Following the May 2022 local elections in the UK many leading Conservatives in areas where the Conservatives had done badly were blaming Johnson and calling on Johnson to resign.
On 1 June Lord Geidt said he wanted Johnson to explain why he thought his fixed penalty notice did not show he had broken the ministerial code.
On 6 June Graham Brady announced that the threshold for a vote on Johnson’s leadership had been passed; the vote was scheduled for later that same day.

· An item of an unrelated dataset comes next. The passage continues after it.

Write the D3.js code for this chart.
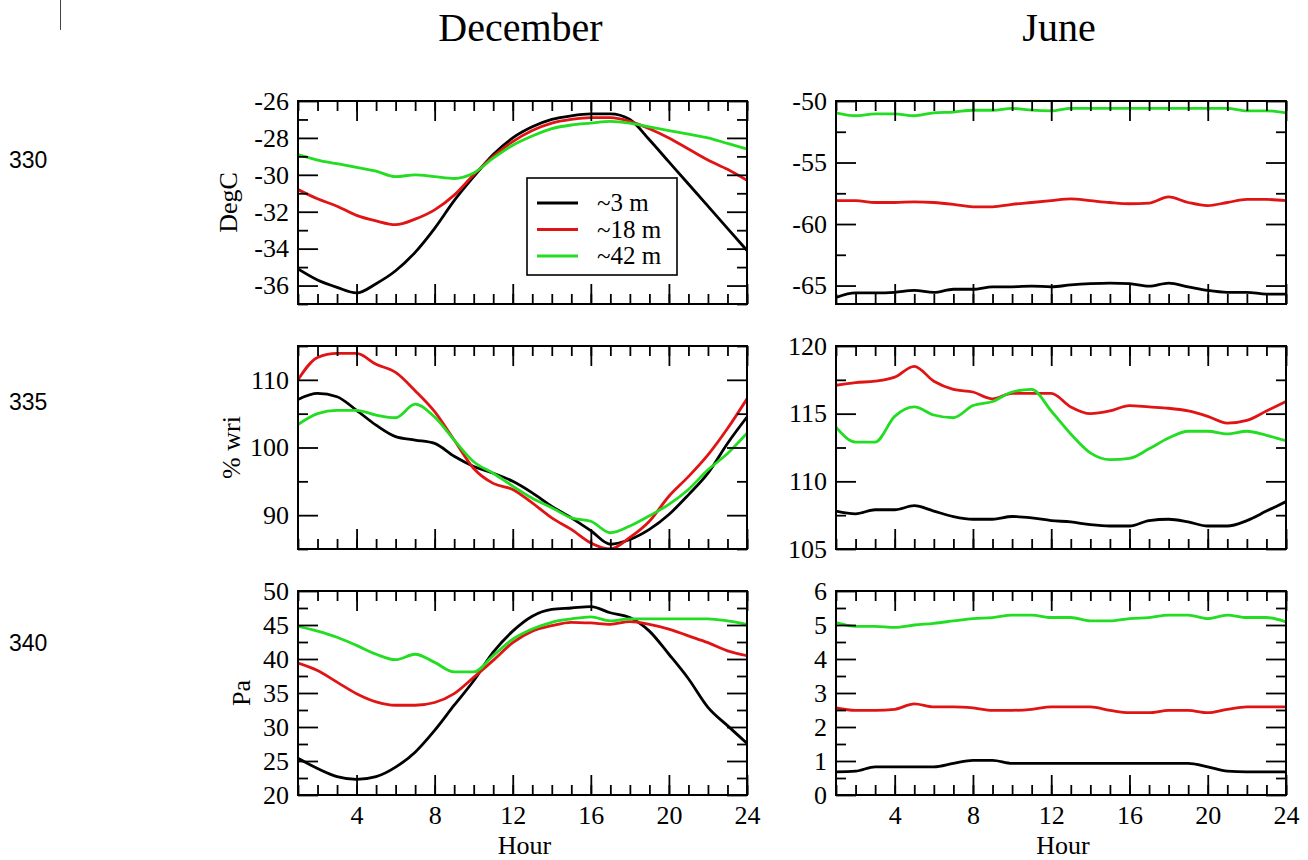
<!DOCTYPE html>
<html><head><meta charset="utf-8">
<script src="https://cdn.jsdelivr.net/npm/d3@7"></script>
<style>
html,body{margin:0;padding:0;background:#fff;}
svg{display:block;}
svg text{font-family:'Liberation Serif','Times New Roman',serif;}
</style></head><body>
<svg id="chart" width="1308" height="860"></svg>
<script>
// ---------------- DATA ----------------
const hours = [1,2,3,4,5,6,7,8,9,10,11,12,13,14,15,16,17,18,19,20,21,22,23,24];
const hourTicks = [4,8,12,16,20,24];
const seriesNames = ["~3 m", "~18 m", "~42 m"];
const columnTitles = ["December", "June"];
const rowLabels = ["DegC", "% wri", "Pa"];
const marginNumbers = ["330", "335", "340"];

// December temperature (DegC)
const decTemp3  = [-35.1,-35.7,-36.1,-36.4,-35.9,-35.2,-34.2,-32.9,-31.4,-30.1,-28.9,-28.0,-27.4,-27.0,-26.8,-26.7,-26.7,-27.0,-28.1,-29.3,-30.5,-31.7,-32.9,-34.1];
const decTemp18 = [-30.8,-31.3,-31.7,-32.2,-32.5,-32.7,-32.4,-31.9,-31.1,-30.0,-29.0,-28.2,-27.6,-27.2,-27.0,-26.9,-26.9,-27.1,-27.5,-28.0,-28.6,-29.2,-29.7,-30.3];
const decTemp42 = [-28.9,-29.2,-29.4,-29.6,-29.8,-30.1,-30.0,-30.1,-30.2,-29.9,-29.1,-28.4,-27.9,-27.5,-27.3,-27.2,-27.1,-27.2,-27.4,-27.6,-27.8,-28.0,-28.3,-28.6];
// June temperature (DegC)
const junTemp3  = [-65.96,-65.6,-65.6,-65.55,-65.4,-65.55,-65.3,-65.3,-65.1,-65.1,-65.05,-65.1,-64.95,-64.85,-64.8,-64.85,-65.05,-64.8,-65.1,-65.4,-65.55,-65.55,-65.7,-65.7];
const junTemp18 = [-58.1,-58.1,-58.25,-58.25,-58.2,-58.25,-58.4,-58.6,-58.6,-58.4,-58.25,-58.1,-57.95,-58.1,-58.25,-58.35,-58.3,-57.8,-58.25,-58.5,-58.25,-58.0,-58.0,-58.1];
const junTemp42 = [-50.96,-51.2,-51.05,-51.05,-51.2,-50.96,-50.9,-50.75,-50.75,-50.6,-50.75,-50.8,-50.6,-50.6,-50.6,-50.6,-50.6,-50.6,-50.6,-50.6,-50.6,-50.8,-50.8,-50.96];
// December relative humidity (% wri)
const decRh3  = [107.1,108.0,107.5,105.5,103.3,101.6,101.1,100.6,98.7,97.2,96.2,95.0,93.3,91.3,89.6,87.7,85.7,86.4,87.9,90.1,93.0,96.2,100.6,104.5];
const decRh18 = [110.0,113.3,113.9,113.9,112.3,111.1,108.4,105.3,101.1,96.9,94.7,93.8,91.8,89.6,87.9,85.9,85.0,86.7,89.1,92.8,95.7,98.9,102.8,107.2];
const decRh42 = [103.4,105.0,105.5,105.5,104.8,104.4,106.4,104.5,101.1,97.9,96.2,94.3,92.5,91.1,89.6,89.1,87.4,88.4,89.9,91.6,93.8,96.7,99.1,102.1];
// June relative humidity (% wri)
const junRh3  = [107.8,107.6,107.9,107.9,108.2,107.8,107.4,107.2,107.2,107.4,107.3,107.1,107.0,106.8,106.7,106.7,107.1,107.2,107.0,106.7,106.7,107.1,107.8,108.5];
const junRh18 = [117.1,117.3,117.4,117.7,118.5,117.4,116.8,116.6,116.1,116.5,116.5,116.5,115.5,115.0,115.2,115.6,115.5,115.4,115.2,114.8,114.3,114.5,115.2,115.9];
const junRh42 = [114.0,112.9,112.9,114.8,115.5,114.9,114.7,115.6,115.9,116.6,116.8,115.2,113.5,112.1,111.6,111.7,112.4,113.2,113.7,113.7,113.5,113.7,113.4,113.0];
// December vapour pressure (Pa)
const decPa3  = [25.4,23.9,22.7,22.3,22.7,24.1,26.3,29.5,33.2,36.8,41.0,44.1,46.3,47.3,47.5,47.7,46.8,46.1,44.1,40.7,37.1,32.9,30.2,27.6];
const decPa18 = [39.4,38.3,36.6,34.9,33.7,33.2,33.2,33.6,34.9,37.3,39.8,42.4,44.1,44.9,45.4,45.3,45.1,45.5,45.1,44.4,43.4,42.4,41.2,40.5];
const decPa42 = [44.8,44.1,43.2,42.0,40.7,39.9,40.7,39.5,38.1,38.1,40.5,42.9,44.4,45.4,45.9,46.2,45.6,45.9,45.9,45.9,45.9,45.9,45.6,45.1];
// June vapour pressure (Pa)
const junPa3  = [0.68,0.70,0.83,0.83,0.83,0.83,0.93,1.02,1.02,0.93,0.93,0.93,0.93,0.93,0.93,0.93,0.93,0.93,0.93,0.83,0.70,0.68,0.68,0.68];
const junPa18 = [2.56,2.49,2.49,2.52,2.68,2.59,2.59,2.56,2.49,2.49,2.52,2.59,2.59,2.59,2.49,2.42,2.42,2.49,2.49,2.42,2.52,2.59,2.59,2.59];
const junPa42 = [5.07,4.96,4.96,4.93,5.00,5.05,5.12,5.19,5.22,5.29,5.29,5.22,5.22,5.12,5.12,5.19,5.22,5.29,5.29,5.19,5.29,5.22,5.22,5.09];

// Axis domains and ticks
const decTempDomain = [-37, -26], decTempMajor = [-36,-34,-32,-30,-28,-26], decTempMinor = [-37,-35,-33,-31,-29,-27];
const junTempDomain = [-66.5, -50], junTempMajor = [-65,-60,-55,-50], junTempMinor = [-62.5,-57.5,-52.5];
const decRhDomain = [85, 115], decRhMajor = [90,100,110], decRhMinor = [85,95,105,115];
const junRhDomain = [105, 120], junRhMajor = [105,110,115,120], junRhMinor = [107.5,112.5,117.5];
const decPaDomain = [20, 50], decPaMajor = [20,25,30,35,40,45,50], decPaMinor = [22.5,27.5,32.5,37.5,42.5,47.5];
const junPaDomain = [0, 6], junPaMajor = [0,1,2,3,4,5,6], junPaMinor = [0.5,1.5,2.5,3.5,4.5,5.5];

// ---------------- LAYOUT ----------------
const colors = ["#000000", "#e01414", "#22dd22"];
const serif = "'Liberation Serif','Times New Roman',serif";
const colX = [[298, 747], [836, 1286]];
const rowY = [[101, 304], [346, 549], [591, 795]];

const panels = [
  {r:0,c:0, domain:decTempDomain, major:decTempMajor, minor:decTempMinor, data:[decTemp3,decTemp18,decTemp42]},
  {r:0,c:1, domain:junTempDomain, major:junTempMajor, minor:junTempMinor, data:[junTemp3,junTemp18,junTemp42]},
  {r:1,c:0, domain:decRhDomain,   major:decRhMajor,   minor:decRhMinor,   data:[decRh3,decRh18,decRh42]},
  {r:1,c:1, domain:junRhDomain,   major:junRhMajor,   minor:junRhMinor,   data:[junRh3,junRh18,junRh42]},
  {r:2,c:0, domain:decPaDomain,   major:decPaMajor,   minor:decPaMinor,   data:[decPa3,decPa18,decPa42]},
  {r:2,c:1, domain:junPaDomain,   major:junPaMajor,   minor:junPaMinor,   data:[junPa3,junPa18,junPa42]},
];

const svg = d3.select("#chart");
svg.append("rect").attr("width",1308).attr("height",860).attr("fill","#fff");

// artefacts on the left margin
svg.append("line").attr("x1",60.5).attr("x2",60.5).attr("y1",0).attr("y2",30)
  .attr("stroke","#444").attr("stroke-width",1);
const marginY = [168, 410, 651];
marginNumbers.forEach((t,i) => {
  svg.append("text").attr("x",9).attr("y",marginY[i]).text(t)
    .style("font-family","'Liberation Sans',Arial,sans-serif").style("font-size","23px").attr("fill","#000");
});

// column titles
columnTitles.forEach((t,i) => {
  svg.append("text").attr("x",(colX[i][0]+colX[i][1])/2 - 2).attr("y",41).attr("text-anchor","middle")
    .style("font-family",serif).style("font-size","40px").text(t);
});

const fmt = d => String(d);

function styleAxis(g, showText) {
  g.attr("font-family", null).attr("font-size", null);
  g.select(".domain").remove();
  g.selectAll(".tick line").attr("stroke","#000").attr("stroke-width",1.8);
  g.selectAll(".tick text").style("font-family",serif).style("font-size","26px").attr("fill","#000");
  if (!showText) g.selectAll(".tick text").remove();
}

const yLabelX = [237, 240, 250];

panels.forEach((p, idx) => {
  const [x0,x1] = colX[p.c], [y0,y1] = rowY[p.r];
  const w = x1-x0, h = y1-y0;
  const g = svg.append("g").attr("transform",`translate(${x0},${y0})`);
  const x = d3.scaleLinear().domain([1,24]).range([0,w]);
  const y = d3.scaleLinear().domain(p.domain).range([h,0]);

  const clipId = "clip"+idx;
  g.append("clipPath").attr("id",clipId).append("rect").attr("x",0).attr("y",-1).attr("width",w).attr("height",h+2);

  // lines
  const line = d3.line().curve(d3.curveMonotoneX).x((d,i)=>x(hours[i])).y(d=>y(d));
  p.data.forEach((s,i) => {
    g.append("path").datum(s).attr("d",line).attr("fill","none")
      .attr("stroke",colors[i]).attr("stroke-width",2.8).attr("stroke-linejoin","round")
      .attr("clip-path",`url(#${clipId})`);
  });

  // axes: bottom
  const showX = p.r === 2;
  g.append("g").attr("transform",`translate(0,${h})`)
    .call(d3.axisBottom(x).tickValues(hourTicks).tickSizeInner(-20).tickSizeOuter(0).tickPadding(11).tickFormat(fmt))
    .call(a=>styleAxis(a, showX));
  g.append("g").attr("transform",`translate(0,${h})`)
    .call(d3.axisBottom(x).tickValues(hours).tickSizeInner(-10).tickSizeOuter(0).tickFormat(""))
    .call(a=>styleAxis(a,false));
  // top
  g.append("g")
    .call(d3.axisTop(x).tickValues(hourTicks).tickSizeInner(-20).tickSizeOuter(0).tickFormat(""))
    .call(a=>styleAxis(a,false));
  g.append("g")
    .call(d3.axisTop(x).tickValues(hours).tickSizeInner(-10).tickSizeOuter(0).tickFormat(""))
    .call(a=>styleAxis(a,false));
  // left
  g.append("g")
    .call(d3.axisLeft(y).tickValues(p.major).tickSizeInner(-20).tickSizeOuter(0).tickPadding(9).tickFormat(fmt))
    .call(a=>styleAxis(a,true));
  g.append("g")
    .call(d3.axisLeft(y).tickValues(p.minor).tickSizeInner(-10).tickSizeOuter(0).tickFormat(""))
    .call(a=>styleAxis(a,false));
  // right
  g.append("g").attr("transform",`translate(${w},0)`)
    .call(d3.axisRight(y).tickValues(p.major).tickSizeInner(-20).tickSizeOuter(0).tickFormat(""))
    .call(a=>styleAxis(a,false));
  g.append("g").attr("transform",`translate(${w},0)`)
    .call(d3.axisRight(y).tickValues(p.minor).tickSizeInner(-10).tickSizeOuter(0).tickFormat(""))
    .call(a=>styleAxis(a,false));

  // frame
  g.append("rect").attr("x",0).attr("y",0).attr("width",w).attr("height",h)
    .attr("fill","none").attr("stroke","#000").attr("stroke-width",2);

  // y label (left column only)
  if (p.c === 0) {
    svg.append("text")
      .attr("transform",`translate(${yLabelX[p.r]},${(y0+y1)/2}) rotate(-90)`)
      .attr("text-anchor","middle").style("font-family",serif).style("font-size","26px")
      .text(rowLabels[p.r]);
  }
  // x label
  if (showX) {
    svg.append("text").attr("x",(x0+x1)/2 + 2).attr("y",854).attr("text-anchor","middle")
      .style("font-family",serif).style("font-size","26px").text("Hour");
  }

  // legend in first panel
  if (idx === 0) {
    const lg = g.append("g").attr("transform","translate(229,77)");
    lg.append("rect").attr("x",0).attr("y",0).attr("width",150).attr("height",97)
      .attr("fill","#fff").attr("stroke","#000").attr("stroke-width",1.6);
    seriesNames.forEach((n,i) => {
      const yy = 25 + i*26.5;
      lg.append("line").attr("x1",10).attr("x2",51).attr("y1",yy).attr("y2",yy)
        .attr("stroke",colors[i]).attr("stroke-width",2.8);
      lg.append("text").attr("x",70).attr("y",yy+8).style("font-family",serif)
        .style("font-size","25px").text(n);
    });
  }
});
</script>
</body></html>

Johnson has been accused of lying or making untruthful or misleading statements throughout his career. BBC News described this as a strategy to “bamboozle the listener with a blizzard of verbiage”, and a 2021 analysis in The Atlantic suggested Johnson’s communication style was a honed political skill that contributed to his popularity. In 2019, The Independent listed his “most notorious untruths”, which included fabricating a quote whilst at The Times for which he was sacked, creating euromyths while working for The Daily Telegraph in Brussels, misrepresenting events during the Hillsborough disaster while the editor of The Spectator, lying to Michael Howard about his extramarital affair and promising that leaving the EU would provide £350 million per week for the NHS. The Guardian noted that Johnson “almost never corrects the record in the chamber” and that while Johnson’s spokespeople insist he follows the Ministerial Code, which annexes the Nolan Principles recommending that “Holders of public office should be truthful”, 10 Downing Street “will sometimes acknowledge that an error was made, but more usually brushes aside the complaint or argues that Johnson was misunderstood”.
Writing in the Times Literary Supplement, the scholar and former politician Rory Stewart observed that Johnson is “the most accomplished liar in public life. Perhaps the best liar ever to serve as prime minister. He has mastered the use of error, omission, exaggeration, diminution, equivocation and flat denial. He has perfected casuistry, circumlocution, false equivalence and false analogy. He is equally adept at the ironic jest, the fib and the grand lie; the weasel word and half-truth; the hyperbolic lie, the obvious lie and the bullshit lie.” In 2021, the political journalist and author Peter Oborne published a book about the lies told by Johnson, in which he wrote “I have never encountered a senior British politician who lies and fabricates so regularly, so shamelessly and so systematically as Boris Johnson”. Opposition MPs Dawn Butler and Ian Blackford have both openly called Johnson a liar in the House of Commons.] Laura Kuenssberg, political editor for BBC News, noted that it was “rare for opposition parties to accuse a prime minister, on the record, of lying”. In January 2022, Labour leader Keir Starmer accused Johnson of lying about a Downing Street party during lockdown in May 2020. Speaking in the Commons on 31 January 2022, Johnson made a false accusation against Starmer about not prosecuting the serial sex offender Jimmy Savile when Starmer was Director of Public Prosecutions.
In April 2022 a poll by JLPartners found voters most frequently described the prime minister as a, ‘liar’ followed by, ‘incompetent’ and, ‘untrustworthy’. Only 16% of respondents described Johnson with positive language while over 70% used negative language.